Para finalizar, el secretario general, José Luis Rodríguez Zapatero, en el discurso de clausura de las Jornadas de Santillana del Mar, destacó que esta declaración contiene un proyecto que consigue “madurar la España constitucional”, al desarrollar aspectos de la Constitución de 1978 que habían permanecido durante 25 años sin ningún tipo de cambio. Alabó la necesidad de dar un nuevo proyecto para la estructura territorial del Estado, sin cambiar el modelo del Estado de las Autonomías. Sobre todo destacó las propuestas de carácter general que habían salido de la reunión como la reforma del Senado y mecanismos de cooperación y como idea final y con respecto a las reformas estatutarias insistió que su objetivo era la mejora de las prestaciones de los ciudadanos y de la inmediatez y accesibilidad de las instituciones, exigiendo en todo caso la “adecuación a la Constitución”.

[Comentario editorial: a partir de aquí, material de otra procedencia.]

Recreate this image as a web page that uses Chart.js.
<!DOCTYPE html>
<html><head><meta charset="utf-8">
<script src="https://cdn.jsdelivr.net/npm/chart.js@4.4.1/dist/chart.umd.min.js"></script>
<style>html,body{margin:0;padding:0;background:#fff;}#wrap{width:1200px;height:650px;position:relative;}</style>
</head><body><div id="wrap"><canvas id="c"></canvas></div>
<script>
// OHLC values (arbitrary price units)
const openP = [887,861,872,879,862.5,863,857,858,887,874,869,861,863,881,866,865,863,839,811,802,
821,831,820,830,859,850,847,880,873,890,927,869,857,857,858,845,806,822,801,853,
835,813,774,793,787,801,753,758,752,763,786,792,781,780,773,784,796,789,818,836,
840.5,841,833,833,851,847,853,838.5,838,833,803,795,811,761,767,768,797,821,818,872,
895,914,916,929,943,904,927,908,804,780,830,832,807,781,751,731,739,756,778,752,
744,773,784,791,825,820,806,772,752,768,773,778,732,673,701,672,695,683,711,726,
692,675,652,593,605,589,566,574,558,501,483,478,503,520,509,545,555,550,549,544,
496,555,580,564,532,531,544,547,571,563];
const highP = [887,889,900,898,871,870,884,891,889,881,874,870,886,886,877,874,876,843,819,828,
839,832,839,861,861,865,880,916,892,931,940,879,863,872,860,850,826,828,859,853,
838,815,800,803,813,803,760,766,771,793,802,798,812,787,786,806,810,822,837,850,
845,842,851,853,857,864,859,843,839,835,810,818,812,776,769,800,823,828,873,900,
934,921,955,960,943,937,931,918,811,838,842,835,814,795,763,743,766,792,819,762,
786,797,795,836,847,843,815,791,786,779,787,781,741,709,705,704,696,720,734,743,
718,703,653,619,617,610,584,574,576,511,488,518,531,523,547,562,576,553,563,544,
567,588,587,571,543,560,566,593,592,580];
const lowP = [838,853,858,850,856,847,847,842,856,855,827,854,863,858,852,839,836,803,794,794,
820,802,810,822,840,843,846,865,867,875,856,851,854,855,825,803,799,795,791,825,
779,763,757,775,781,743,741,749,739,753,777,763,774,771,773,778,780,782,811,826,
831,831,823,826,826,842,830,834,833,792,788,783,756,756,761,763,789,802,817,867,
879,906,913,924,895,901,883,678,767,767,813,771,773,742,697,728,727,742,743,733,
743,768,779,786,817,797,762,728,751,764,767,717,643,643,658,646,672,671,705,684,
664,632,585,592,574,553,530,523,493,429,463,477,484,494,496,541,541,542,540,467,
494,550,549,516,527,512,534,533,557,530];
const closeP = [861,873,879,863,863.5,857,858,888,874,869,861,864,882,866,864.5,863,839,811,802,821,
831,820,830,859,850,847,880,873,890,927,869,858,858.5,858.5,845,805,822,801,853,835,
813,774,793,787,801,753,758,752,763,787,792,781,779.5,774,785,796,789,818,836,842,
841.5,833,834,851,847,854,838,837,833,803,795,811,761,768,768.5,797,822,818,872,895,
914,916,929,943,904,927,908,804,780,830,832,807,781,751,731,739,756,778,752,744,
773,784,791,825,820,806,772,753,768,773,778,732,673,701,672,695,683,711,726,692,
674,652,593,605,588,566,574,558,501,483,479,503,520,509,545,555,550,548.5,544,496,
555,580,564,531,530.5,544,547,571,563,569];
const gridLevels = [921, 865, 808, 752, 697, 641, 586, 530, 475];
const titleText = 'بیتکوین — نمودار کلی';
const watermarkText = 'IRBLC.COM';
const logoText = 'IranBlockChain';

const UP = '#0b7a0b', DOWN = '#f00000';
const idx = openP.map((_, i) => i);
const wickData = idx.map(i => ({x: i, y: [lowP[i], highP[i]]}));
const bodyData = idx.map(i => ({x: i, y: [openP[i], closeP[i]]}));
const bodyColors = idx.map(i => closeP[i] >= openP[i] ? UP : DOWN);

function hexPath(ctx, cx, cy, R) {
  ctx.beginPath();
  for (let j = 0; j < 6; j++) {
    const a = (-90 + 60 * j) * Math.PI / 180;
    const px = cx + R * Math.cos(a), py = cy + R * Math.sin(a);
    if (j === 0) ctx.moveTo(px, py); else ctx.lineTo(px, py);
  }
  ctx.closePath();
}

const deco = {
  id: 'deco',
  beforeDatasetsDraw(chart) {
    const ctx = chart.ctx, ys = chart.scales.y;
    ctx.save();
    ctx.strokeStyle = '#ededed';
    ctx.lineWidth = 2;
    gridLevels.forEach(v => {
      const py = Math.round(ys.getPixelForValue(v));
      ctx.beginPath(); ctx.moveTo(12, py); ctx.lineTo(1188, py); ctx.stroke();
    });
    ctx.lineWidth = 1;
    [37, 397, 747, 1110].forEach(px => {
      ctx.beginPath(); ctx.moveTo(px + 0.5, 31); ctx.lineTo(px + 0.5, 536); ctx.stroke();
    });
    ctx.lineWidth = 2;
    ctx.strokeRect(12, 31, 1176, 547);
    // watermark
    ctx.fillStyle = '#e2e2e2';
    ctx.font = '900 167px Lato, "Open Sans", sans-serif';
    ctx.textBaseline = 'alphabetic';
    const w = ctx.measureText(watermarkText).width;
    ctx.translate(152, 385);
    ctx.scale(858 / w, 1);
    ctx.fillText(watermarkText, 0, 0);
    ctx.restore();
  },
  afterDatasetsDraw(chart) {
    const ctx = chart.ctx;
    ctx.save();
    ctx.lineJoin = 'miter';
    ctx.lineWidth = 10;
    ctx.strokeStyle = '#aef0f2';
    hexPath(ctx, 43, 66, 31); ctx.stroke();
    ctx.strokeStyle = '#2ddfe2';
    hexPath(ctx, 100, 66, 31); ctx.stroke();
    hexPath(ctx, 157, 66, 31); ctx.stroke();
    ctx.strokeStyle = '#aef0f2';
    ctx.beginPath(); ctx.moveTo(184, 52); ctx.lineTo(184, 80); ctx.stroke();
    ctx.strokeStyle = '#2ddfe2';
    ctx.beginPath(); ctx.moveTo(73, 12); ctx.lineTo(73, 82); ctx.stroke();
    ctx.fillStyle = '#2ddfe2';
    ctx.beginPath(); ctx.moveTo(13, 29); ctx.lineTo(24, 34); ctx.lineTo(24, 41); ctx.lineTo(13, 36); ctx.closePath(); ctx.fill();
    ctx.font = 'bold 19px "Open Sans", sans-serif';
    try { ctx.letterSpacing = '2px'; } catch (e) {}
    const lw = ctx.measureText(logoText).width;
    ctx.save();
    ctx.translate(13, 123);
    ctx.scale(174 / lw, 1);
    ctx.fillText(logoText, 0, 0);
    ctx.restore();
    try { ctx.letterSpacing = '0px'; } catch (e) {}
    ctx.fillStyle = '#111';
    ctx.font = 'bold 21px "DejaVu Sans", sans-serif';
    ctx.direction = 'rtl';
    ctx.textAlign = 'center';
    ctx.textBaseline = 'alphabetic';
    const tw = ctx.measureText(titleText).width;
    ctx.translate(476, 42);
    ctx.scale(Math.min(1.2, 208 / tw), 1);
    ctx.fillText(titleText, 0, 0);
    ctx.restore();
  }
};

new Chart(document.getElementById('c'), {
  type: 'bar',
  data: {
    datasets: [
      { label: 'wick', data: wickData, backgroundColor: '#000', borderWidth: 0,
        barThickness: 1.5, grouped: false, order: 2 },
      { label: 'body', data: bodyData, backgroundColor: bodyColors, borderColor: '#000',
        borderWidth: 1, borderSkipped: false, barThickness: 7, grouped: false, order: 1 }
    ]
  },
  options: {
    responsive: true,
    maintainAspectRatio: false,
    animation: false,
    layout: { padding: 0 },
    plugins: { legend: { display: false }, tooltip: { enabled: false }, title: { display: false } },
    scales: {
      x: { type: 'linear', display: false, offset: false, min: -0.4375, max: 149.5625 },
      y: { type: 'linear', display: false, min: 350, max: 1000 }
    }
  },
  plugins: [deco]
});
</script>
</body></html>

En el contexto actual donde más que nunca urge una revisión a fondo del funcionamiento del Estado autonómico y en el que el PSOE debe marcar una posición unitaria al respecto, sería bueno retomar el espíritu de Santillana del Mar. Eso sí, no traicionarle si no afianzarle con el horizonte de sentar las bases de una España plural en el que convivan en armonía todas las nacionalidades y regiones de España. Y para ello la aportación del PSOE debe ser clave, eso sí, con un discurso claro y meditado  y en el que todas las federaciones del partido sean leales y que, en ningún caso, vuelvan a traicionar el espíritu de aportaciones tan importantes en la historia socialista como la nacida en la reunión celebrada en Santillana del Mar.